Kind of a promising start, though, with the bartender insisting that beer be served in plastic glasses: "No bottles -- for fight purposes, we do not." No fights, but plenty of amazing visuals, sort of a high school prom/USO dance infused with a dose of Motown flash. Laughing couples posing for six-dollars-a-pop keepsake Polaroids. Lone wolves in post-Super Fly suits, the Haitian eqivalent of the restless bachelors in the movie Marty, lining up for dinners of conch, fried pork, and rice. Waitresses serving drinks on cardboard beer case trays. Beautiful women, all Patti LaBelle hair and beaded dresses, luminously black and stately as queens. The networking session/social hour suddenly interrupted by the lead singer of Bosso Combo shouting, "Ya'll ready to party?" From there, a steady flow of lilting compas music, people dancing close and immediately clearing the floor between songs. Everything -- the music, the ambiance, the people -- hypnotic, energizing, irresistible.
More energizing entertainment possibilities coming up at Club Anarchy (the logo, a circled letter A, is a symbol for anarchy) in Coconut Grove, opening very shortly. On the site of the old Masonic temple/Society Billiards club on McFarlane Road, the 6800-square-foot dance club/restaurant will feature hypnotic techno and industrial progressive music, among other club music disciplines. The program outlined by manager Paul Woodward, formerly with The Klink and Limelight in London, fairly ambitious: "Downstairs we're going to have the Rebus Bar and Grill, with the same music but lower volume. There'll be music videos and projections of the dancers piped in on monitors. It'll be casual, inexpensive food -- chicken in peanut sauce, that kind of thing. The upstairs dance club has been specifically designed for good music, along the lines of the original raves. We'll be able to adapt to crowds and trends, foresee changes."

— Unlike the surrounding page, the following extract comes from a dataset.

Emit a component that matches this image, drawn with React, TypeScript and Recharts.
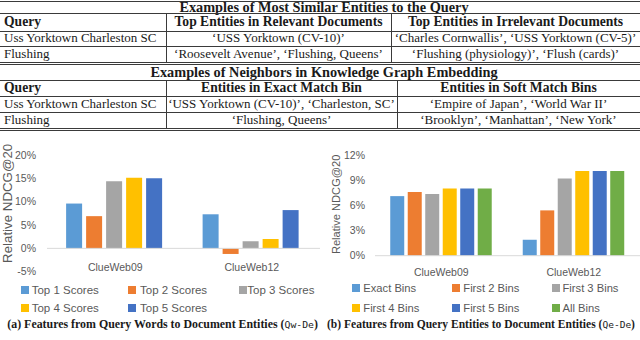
import React from "react";
import { BarChart, Bar, XAxis, YAxis, ReferenceLine, Label } from "recharts";

// ---- table text ----
const topTitle = "Examples of Most Similar Entities to the Query";
const topHeader = ["Query", "Top Entities in Relevant Documents", "Top Entities in Irrelevant Documents"];
const topRows = [
  ["Uss Yorktown Charleston SC", "‘USS Yorktown (CV-10)’", "‘Charles Cornwallis’, ‘USS Yorktown (CV-5)’"],
  ["Flushing", "‘Roosevelt Avenue’, ‘Flushing, Queens’", "‘Flushing (physiology)’, ‘Flush (cards)’"],
];
const bottomTitle = "Examples of Neighbors in Knowledge Graph Embedding";
const bottomHeader = ["Query", "Entities in Exact Match Bin", "Entities in Soft Match Bins"];
const bottomRows = [
  ["Uss Yorktown Charleston SC", "‘USS Yorktown (CV-10)’, ‘Charleston, SC’", "‘Empire of Japan’, ‘World War II’"],
  ["Flushing", "‘Flushing, Queens’", "‘Brooklyn’, ‘Manhattan’, ‘New York’"],
];

// ---- chart data ----
const categories = ["ClueWeb09", "ClueWeb12"];

const wordSeries = ["Top 1 Scores", "Top 2 Scores", "Top 3 Scores", "Top 4 Scores", "Top 5 Scores"];
const wordValues = [
  [9.6, 7.3],
  [6.9, -1.2],
  [14.4, 1.5],
  [15.1, 2.0],
  [15.0, 8.2],
];
const wordTicks = [-5, 0, 5, 10, 15, 20];

const binSeries = ["Exact Bins", "First 2 Bins", "First 3 Bins", "First 4 Bins", "First 5 Bins", "All Bins"];
const binValues = [
  [7.1, 1.9],
  [7.6, 5.4],
  [7.35, 9.2],
  [8.0, 10.1],
  [8.0, 10.1],
  [8.0, 10.1],
];
const binTicks = [0, 3, 6, 9, 12];

const COLORS = ["#5B9BD5", "#ED7D31", "#A5A5A5", "#FFC000", "#4472C4", "#70AD47"];

const SANS = "'Liberation Sans', Arial, sans-serif";
const SERIF = "'Liberation Serif', 'Times New Roman', serif";
const GREY = "#595959";

function buildRows(series: string[], values: number[][]) {
  return categories.map((name, ci) => {
    const row: Record<string, string | number> = { name };
    series.forEach((s, si) => {
      row[s] = values[si][ci];
    });
    return row;
  });
}

const wordData = buildRows(wordSeries, wordValues);
const binData = buildRows(binSeries, binValues);

// ---- table drawing ----
const LINE = "#3a3a3a";
const X0 = 0;
const X1 = 640;
const COL1 = 166;

function HLine({ y, x1 = X0, x2 = X1 }: { y: number; x1?: number; x2?: number }) {
  return <div style={{ position: "absolute", left: x1, top: y, width: x2 - x1, height: 1, background: LINE }} />;
}

function VLine({ x, y1, y2 }: { x: number; y1: number; y2: number }) {
  return <div style={{ position: "absolute", left: x, top: y1, width: 1, height: y2 - y1, background: LINE }} />;
}

function Cell({ text, x, w, cy, size, bold, align }: { text: string; x: number; w: number; cy: number; size: number; bold?: boolean; align: "left" | "center" }) {
  return (
    <div
      style={{
        position: "absolute",
        left: x,
        width: w,
        top: cy - 8,
        height: 16,
        lineHeight: "16px",
        textAlign: align,
        whiteSpace: "nowrap",
        fontFamily: SERIF,
        fontSize: size,
        fontWeight: bold ? 700 : 400,
        color: "#1a1a1a",
      }}
    >
      {text}
    </div>
  );
}

function ExampleTable({
  title,
  header,
  rows,
  col2,
  titleY,
  lines,
  centers,
}: {
  title: string;
  header: string[];
  rows: string[][];
  col2: number;
  titleY: number;
  lines: number[];
  centers: number[];
}) {
  const cols = [
    [X0 + 4, COL1 - X0 - 4],
    [COL1, col2 - COL1],
    [col2, X1 - col2],
  ];
  const all = [header, ...rows];
  return (
    <>
      <Cell text={title} x={X0 + 4} w={X1 - X0} cy={titleY} size={14.3} bold align="center" />
      {lines.map((y) => (
        <HLine key={y} y={y} />
      ))}
      <VLine x={COL1} y1={lines[0]} y2={lines[lines.length - 1]} />
      <VLine x={col2} y1={lines[0]} y2={lines[lines.length - 1]} />
      {all.map((r, ri) =>
        r.map((t, ci) => (
          <Cell
            key={`${ri}-${ci}`}
            text={t}
            x={cols[ci][0]}
            w={cols[ci][1]}
            cy={centers[ri]}
            size={ri === 0 ? 13.6 : 13}
            bold={ri === 0}
            align={ci === 0 ? "left" : "center"}
          />
        ))
      )}
    </>
  );
}

// ---- legend + caption ----
function ChartLegend({ series, cols, texts, rows, size }: { series: string[]; cols: number[]; texts: number[]; rows: number[]; size: number }) {
  return (
    <>
      {series.map((s, i) => {
        const c = i % 3;
        const r = Math.floor(i / 3);
        return (
          <React.Fragment key={s}>
            <div style={{ position: "absolute", left: cols[c], top: rows[r] - 4, width: 8, height: 8, background: COLORS[i] }} />
            <div
              style={{
                position: "absolute",
                left: texts[c],
                top: rows[r] - 8,
                height: 16,
                lineHeight: "16px",
                whiteSpace: "nowrap",
                fontFamily: SANS,
                fontSize: size,
                color: GREY,
              }}
            >
              {s}
            </div>
          </React.Fragment>
        );
      })}
    </>
  );
}

function Caption({ x, width, baseline, label, code }: { x: number; width: number; baseline: number; label: string; code: string }) {
  return (
    <svg style={{ position: "absolute", left: 0, top: 0 }} width={640} height={340}>
      <text x={x} y={baseline} textLength={width} lengthAdjust="spacingAndGlyphs" fontFamily={SERIF} fontWeight={700} fontSize={11.5} fill="#1a1a1a">
        {label} (
        <tspan fontFamily="'DejaVu Sans Mono', 'Liberation Mono', monospace" fontSize={9.5} fontWeight={400}>
          {code}
        </tspan>
        )
      </text>
    </svg>
  );
}

const CatTick = ({ x, y, payload, offset }: any) => (
  <text x={x} y={y + offset} textAnchor="middle" fill={GREY} fontFamily={SANS} fontSize={10.5}>
    {payload.value}
  </text>
);

export default function App() {
  return (
    <div style={{ position: "absolute", left: 0, top: 0, width: 640, height: 340, background: "#fff", overflow: "hidden" }}>
      <HLine y={1} />
      <ExampleTable
        title={topTitle}
        header={topHeader}
        rows={topRows}
        col2={391}
        titleY={6.5}
        lines={[12.5, 30.5, 46, 61.5]}
        centers={[21.5, 38.3, 53.8]}
      />
      <HLine y={64} />
      <ExampleTable
        title={bottomTitle}
        header={bottomHeader}
        rows={bottomRows}
        col2={397}
        titleY={72.3}
        lines={[80, 96, 112, 127.5]}
        centers={[88, 104, 119.8]}
      />
      <HLine y={130} />

      {/* (a) query words -> document entities */}
      <div style={{ position: "absolute", left: 0, top: 140 }}>
        <BarChart width={322} height={150} data={wordData} margin={{ top: 15, right: 2, bottom: 0, left: 0 }} barCategoryGap="14%" barGap={4}>
          <XAxis
            dataKey="name"
            axisLine={false}
            tickLine={false}
            tickSize={0}
            tickMargin={0}
            height={18.3}
            tick={(p: any) => <CatTick {...p} offset={-1.2} />}
          />
          <YAxis
            width={47}
            domain={[-5, 20]}
            ticks={wordTicks}
            interval={0}
            axisLine={false}
            tickLine={false}
            tickSize={0}
            tickMargin={11}
            tickFormatter={(v: number) => `${v}%`}
            tick={{ fill: GREY, fontFamily: SANS, fontSize: 10.5 }}
          >
            <Label value="Relative NDCG@20" angle={-90} position="center" dx={-16} dy={-10} fill={GREY} fontFamily={SANS} fontSize={13.3} />
          </YAxis>
          {wordSeries.map((s, i) => (
            <Bar key={s} dataKey={s} fill={COLORS[i]} isAnimationActive={false} />
          ))}
          <ReferenceLine y={0} stroke="#d9d9d9" />
        </BarChart>
      </div>

      {/* (b) query entities -> document entities */}
      <div style={{ position: "absolute", left: 320, top: 140 }}>
        <BarChart width={320} height={150} data={binData} margin={{ top: 15, right: 0, bottom: 0, left: 0 }} barCategoryGap="11.5%" barGap={3.5}>
          <XAxis
            dataKey="name"
            axisLine={{ stroke: "#d9d9d9" }}
            tickLine={false}
            tickSize={0}
            tickMargin={0}
            height={34.3}
            tick={(p: any) => <CatTick {...p} offset={19.8} />}
          />
          <YAxis
            width={55}
            domain={[0, 12]}
            ticks={binTicks}
            interval={0}
            axisLine={false}
            tickLine={false}
            tickSize={0}
            tickMargin={10}
            tickFormatter={(v: number) => `${v}%`}
            tick={{ fill: GREY, fontFamily: SANS, fontSize: 10.5 }}
          >
            <Label value="Relative NDCG@20" angle={-90} position="center" dx={-11.5} dy={-1} fill={GREY} fontFamily={SANS} fontSize={11.1} />
          </YAxis>
          {binSeries.map((s, i) => (
            <Bar key={s} dataKey={s} fill={COLORS[i]} isAnimationActive={false} />
          ))}
        </BarChart>
      </div>

      <ChartLegend series={wordSeries} cols={[21, 128.3, 239.3]} texts={[31.7, 140, 247.3]} rows={[290, 308.3]} size={11.5} />
      <ChartLegend series={binSeries} cols={[352, 452.3, 551.7]} texts={[363.3, 463.3, 562.5]} rows={[288.3, 308.3]} size={11.2} />

      <Caption x={7.3} width={310.7} baseline={328} label="(a) Features from Query Words to Document Entities" code="Qw-De" />
      <Caption x={327} width={308} baseline={328} label="(b) Features from Query Entities to Document Entities" code="Qe-De" />
    </div>
  );
}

Trend central, South Beach, also rolling along with the crowd. Paragon saluting the Olympics with its own torch-lighting ceremony. Warsaw doing a new techno night on Saturdays, "Phantasia," featuring guest disc jockeys like The Rave Doctors and The Punisher from Limelight. The club also celebrating its third anniversary on August 21 with a "Midsummer Night's Dream" party, the occasion starring old Warsaw favorite "Danny the Wonder Pony." A couple of interesting occasions at Third Rail Company as well. The Hypnoboyz production of "Interstella" on Friday nights really jumping, and better yet, intelligent. On the walls, projections of psychedelic imagery and comic book covers. Inside the "UltraWorld" back room, incense, homemade art videos (lingering close-ups of people drooling, etc.), and films by the Quay brothers. Backstage, the black drag-queen revue Technogirlz having make-overs and body caps, disc jockey and BAM! comic-book store owner Ursula 1000 working arcane turf with campy juxtapositions of the Fat Albert theme and demanding dance music: "We're playing a lot of techno, unfortunately, but hopefully I'll work in some funk soon. There should be more sensuality. I'm really into the more cerebral English trance dub stuff, like Andrew Weatherall and Fabi Paras." The crowd beyond mixed, encompassing an odd vision-in-clashing-polyester character, girls in early-Madonna crinolines, and some guy expounding about the "insanity of this bullshit."